Fat leaves, very short, barely a 1x stretch... most dense, fragrant and potent thing I have. And currently I have 5 strains running. All clones, that I've been running for well over 8 months now. 

Tent#2 right now, for me, has 2 / 4 of the plants are G13 C99 cut, and then Tent#1 I just flipped, with 4 / 4 the C99 cut.


----------



## Rosebud (Apr 3, 2015)

I grew a G13 and a Cindy 99 separately..not hybrids.  I love c99. I am the only person that i know that didn't like g13... so you have my opinion that means nothing..ha... green mojo for your grow.


----------



## The Hemp Goddess (Apr 3, 2015)

I have never grown G13's strain of C99, but have grown C99 From a few other breeders.

I can tell you that I believe that 70 days is too long to take C99 out and this could be the lack of stickiness.  The C99 that I have grown is a 7-8 week strain.  I do notice that G13 also lists this as taking 50-55 days.  Did you check the trichs with at least a 30x microscope?


----------



## 000StankDank000 (Apr 3, 2015)

G13 Haze is in my Top 5 Sativs . I can't believe you didn't like it rose.
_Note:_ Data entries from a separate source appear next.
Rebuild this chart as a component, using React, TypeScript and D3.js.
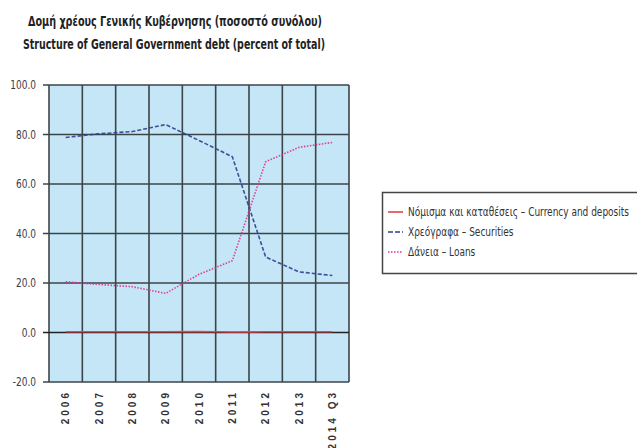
import * as d3 from "d3";

const categories = ["2006", "2007", "2008", "2009", "2010", "2011", "2012", "2013", "2014 Q3"];
const currency = [0.3, 0.3, 0.3, 0.3, 0.4, 0.2, 0.3, 0.3, 0.3];
const securities = [78.8, 80.3, 81.2, 84.0, 77.6, 71.0, 30.5, 24.5, 23.0];
const loans = [20.5, 19.4, 18.5, 15.8, 23.5, 29.0, 69.0, 74.8, 76.8];
const yTicks = [-20, 0, 20, 40, 60, 80, 100];

const titleLines = [
  "Δομή χρέους Γενικής Κυβέρνησης (ποσοστό συνόλου)",
  "Structure of General Government debt (percent of total)",
];
const legendLabels = [
  "Νόμισμα και καταθέσεις – Currency and deposits",
  "Χρεόγραφα – Securities",
  "Δάνεια – Loans",
];

const narrow = "'Liberation Sans Narrow', 'DejaVu Sans Condensed', Arial, sans-serif";
const fmt = (v: number) => v.toFixed(1); // plain hyphen for negatives, like the source

export default function App() {
  const width = 637;
  const height = 448;
  const plot = { left: 49, right: 349, top: 85, bottom: 382 };

  const x = d3
    .scaleBand<string>()
    .domain(categories)
    .range([plot.left, plot.right]);
  const y = d3.scaleLinear().domain([-20, 100]).range([plot.bottom, plot.top]);

  const line = d3
    .line<number>()
    .x((_, i) => (x(categories[i]) as number) + x.bandwidth() / 2)
    .y((d) => y(d));

  const series = [
    { values: currency, color: "#e8404a", dash: "none", width: 1.6 },
    { values: securities, color: "#2e3f8f", dash: "4,2", width: 1.6 },
    { values: loans, color: "#e0308f", dash: "1.5,1.5", width: 1.6 },
  ];

  const gridColor = "#3c4448";
  // band edges for vertical grid
  const edges = categories.map((c) => x(c) as number).concat([plot.right]);

  return (
    <svg
      width={width}
      height={height}
      style={{ position: "absolute", left: 0, top: 0, background: "#fff" }}
    >
      {/* title */}
      <text
        x={28}
        y={26}
        textLength={294}
        lengthAdjust="spacingAndGlyphs"
        fontFamily={narrow}
        fontWeight="bold"
        fontSize={14}
        fill="#222"
      >
        {titleLines[0]}
      </text>
      <text
        x={23}
        y={49}
        textLength={302}
        lengthAdjust="spacingAndGlyphs"
        fontFamily={narrow}
        fontWeight="bold"
        fontSize={14}
        fill="#222"
      >
        {titleLines[1]}
      </text>

      {/* plot background */}
      <rect
        x={plot.left}
        y={plot.top}
        width={plot.right - plot.left}
        height={plot.bottom - plot.top}
        fill="#c4e6f6"
      />

      {/* vertical grid */}
      {edges.map((ex, i) => (
        <line
          key={"v" + i}
          x1={ex}
          x2={ex}
          y1={plot.top}
          y2={plot.bottom}
          stroke={gridColor}
          strokeWidth={1.6}
        />
      ))}

      {/* horizontal grid + y ticks */}
      {yTicks.map((t) => (
        <g key={"h" + t}>
          <line
            x1={43}
            x2={plot.right}
            y1={y(t)}
            y2={y(t)}
            stroke={t === 0 ? "#222" : gridColor}
            strokeWidth={1.6}
          />
          <text
            transform={`translate(36,${y(t)}) scale(0.8,1)`}
            dy="0.35em"
            textAnchor="end"
            fontFamily={narrow}
            fontSize={12.5}
            fill="#3a3a48"
          >
            {fmt(t)}
          </text>
        </g>
      ))}

      {/* series */}
      {series.map((s, i) => (
        <path
          key={"s" + i}
          d={line(s.values) as string}
          fill="none"
          stroke={s.color}
          strokeWidth={s.width}
          strokeDasharray={s.dash}
          opacity={0.9}
        />
      ))}

      {/* x labels */}
      {categories.map((c) => {
        const cx = (x(c) as number) + x.bandwidth() / 2;
        return (
          <text
            key={"x" + c}
            transform={`translate(${cx + 3.5},390) rotate(-90)`}
            textAnchor="end"
            fontFamily="Arial, 'Liberation Sans', sans-serif"
            fontWeight="bold"
            fontSize={10}
            letterSpacing={3}
            fill="#333"
          >
            {c}
          </text>
        );
      })}

      {/* legend */}
      <rect x={382.5} y={192.5} width={270} height={81} fill="#fff" stroke="#444" strokeWidth={1.5} />
      {series.map((s, i) => (
        <g key={"l" + i} transform={`translate(0,${212 + i * 20})`}>
          <line
            x1={388}
            x2={403}
            y1={0}
            y2={0}
            stroke={s.color}
            strokeWidth={1.6}
            strokeDasharray={i === 1 ? "5,2" : s.dash}
          />
          <text
            transform="translate(408,0) scale(1,1.25)"
            dy="0.35em"
            fontFamily={narrow}
            fontSize={10}
            fill="#333"
          >
            {legendLabels[i]}
          </text>
        </g>
      ))}
    </svg>
  );
}
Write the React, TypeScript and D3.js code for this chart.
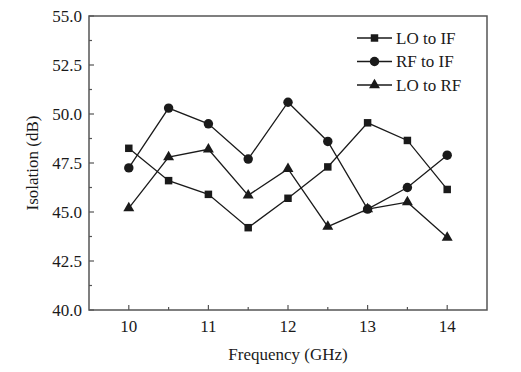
import React from 'react';
import * as d3 from 'd3';

const width = 521;
const height = 372;
const margin = {top: 16, right: 34, bottom: 62, left: 89};
const ink = '#1a1a1a';
const axisColor = '#555';
const font = '"Liberation Serif", "DejaVu Serif", serif';
const fontSize = 17;

const freqs = [10, 10.5, 11, 11.5, 12, 12.5, 13, 13.5, 14];
const loToIf = [48.25, 46.6, 45.9, 44.2, 45.7, 47.3, 49.55, 48.65, 46.15];
const rfToIf = [47.25, 50.3, 49.5, 47.7, 50.6, 48.6, 45.15, 46.25, 47.9];
const loToRf = [45.2, 47.8, 48.2, 45.85, 47.2, 44.25, 45.15, 45.5, 43.7];
const xTicks = [10, 11, 12, 13, 14];
const xMinor = [10.5, 11.5, 12.5, 13.5];
const yTicks = [40, 42.5, 45, 47.5, 50, 52.5, 55];
const yMinor = [41.25, 43.75, 46.25, 48.75, 51.25, 53.75];

const series = [
  {name: 'LO to IF', values: loToIf, shape: 'square'},
  {name: 'RF to IF', values: rfToIf, shape: 'circle'},
  {name: 'LO to RF', values: loToRf, shape: 'triangle'},
];

const x = d3.scaleLinear().domain([9.5, 14.5]).range([margin.left, width - margin.right]);
const y = d3.scaleLinear().domain([40, 55]).range([height - margin.bottom, margin.top]);

const symbols: Record<string, d3.SymbolType> = {
  square: d3.symbolSquare,
  circle: d3.symbolCircle,
  triangle: d3.symbolTriangle,
};
const sizes: Record<string, number> = {square: 56, circle: 70, triangle: 52};

function Marker({shape, cx, cy}: {shape: string; cx: number; cy: number}) {
  const path = d3.symbol().type(symbols[shape]).size(sizes[shape])();
  return <path d={path || ''} transform={`translate(${cx},${cy})`} fill={ink} />;
}

export default function App() {
  const line = d3.line<number>()
    .x((_, i) => x(freqs[i]))
    .y(d => y(d));
  const x0 = margin.left;
  const x1 = width - margin.right;
  const y0 = height - margin.bottom;
  const y1 = margin.top;

  return (
    <svg width={width} height={height} style={{position: 'absolute', left: 0, top: 0}}>
      <rect width={width} height={height} fill="#fff" />
      {/* frame */}
      <rect x={x0} y={y1} width={x1 - x0} height={y0 - y1} fill="none" stroke={axisColor} strokeWidth={1.5} />
      {/* y ticks */}
      {yTicks.map(t => (
        <g key={t}>
          <line x1={x0} x2={x0 + 5} y1={y(t)} y2={y(t)} stroke={axisColor} strokeWidth={1.2} />
          <text x={x0 - 7} y={y(t)} dy="0.35em" textAnchor="end" fontFamily={font} fontSize={fontSize} fill={ink}>
            {t.toFixed(1)}
          </text>
        </g>
      ))}
      {yMinor.map(t => (
        <line key={t} x1={x0} x2={x0 + 3} y1={y(t)} y2={y(t)} stroke={axisColor} strokeWidth={1.2} />
      ))}
      {/* x ticks */}
      {xTicks.map(t => (
        <g key={t}>
          <line x1={x(t)} x2={x(t)} y1={y0} y2={y0 - 5} stroke={axisColor} strokeWidth={1.2} />
          <text x={x(t)} y={y0 + 22} textAnchor="middle" fontFamily={font} fontSize={fontSize} fill={ink}>
            {t}
          </text>
        </g>
      ))}
      {xMinor.map(t => (
        <line key={t} x1={x(t)} x2={x(t)} y1={y0} y2={y0 - 3} stroke={axisColor} strokeWidth={1.2} />
      ))}
      {/* axis titles */}
      <text x={(x0 + x1) / 2} y={y0 + 50} textAnchor="middle" fontFamily={font} fontSize={fontSize} fill={ink}>
        Frequency (GHz)
      </text>
      <text transform={`translate(38,${(y0 + y1) / 2}) rotate(-90)`} textAnchor="middle" fontFamily={font} fontSize={fontSize} fill={ink}>
        Isolation (dB)
      </text>
      {/* series */}
      {series.map(s => (
        <g key={s.name}>
          <path d={line(s.values) || ''} fill="none" stroke={ink} strokeWidth={1.3} />
          {s.values.map((v, i) => (
            <Marker key={i} shape={s.shape} cx={x(freqs[i])} cy={y(v)} />
          ))}
        </g>
      ))}
      {/* legend */}
      {series.map((s, i) => {
        const ly = 38 + i * 23.5;
        return (
          <g key={s.name}>
            <line x1={357} x2={392} y1={ly} y2={ly} stroke={ink} strokeWidth={1.3} />
            <Marker shape={s.shape} cx={374.5} cy={ly} />
            <text x={396} y={ly} dy="0.35em" fontFamily={font} fontSize={fontSize} fill={ink}>
              {s.name}
            </text>
          </g>
        );
      })}
    </svg>
  );
}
What breeder was it and strain?

Grimm bro C99 is the best but you will never find it


----------



## Rosebud (Apr 3, 2015)

I have tasted the grimm bro and you are correct. it is the best. LOVE IT.

When i first started growing i got a clone of G13. Didn't like it. That is two plants in my life i didn't like, that one and white widow. weird. Mine didn't say anything about haze and it grew like an indica, the G13, so who knows what it was.  I love haze really a lot. yum


----------



## The Hemp Goddess (Apr 3, 2015)

I read this as he ran G13 Lab's strain of C99--not that this is a cross between G13 and C99.  So, is this G13 Lab's strain of C99 or is this a G13 x C99 cross by another breeder?


----------



## Dr. Green Fang (Apr 3, 2015)

I'm under the impression this is about G13 Labs - Cinderella 99


----------



## Grower13 (Apr 3, 2015)

000StankDank000 said:


> Grimm bro C99 is the best but you will never find it


 
There's a member here who has it........... he doesn't post anymore........ just lurks.......... he loves squirrels.lmao


:48:


----------



## echO (Apr 3, 2015)

I consider my c99 f2s from joey weed to be some of my most valuable seed stock.

Purchased 2 packs back in like 2008. Grew her out only 1x through the years, and several folks said it was the best cannabis they had ever had........i agreed.

I love seeds,.....its like having a time machine !  

Peace


----------



## Grower13 (Apr 3, 2015)

echO said:


> I consider my c99 f2s from joey weed to be some of my most valuable seed stock.
> 
> Purchased 2 packs back in like 2008. Grew her out only 1x through the years, and several folks said it was the best cannabis they had ever had........i agreed.
> 
> ...


 

THG loves the joeyweed c99......... It is supposed to be the real deal....... wish I could get hold of it.


----------



## The Hemp Goddess (Apr 3, 2015)

I grew Joey Weed's C99 for a long time.  While not the best cannabis I ever had, it is a great strain.  I was so bummed when I could not find his seeds anymore.


----------



## downhillcalifornia13 (Apr 5, 2015)

Jjjj


----------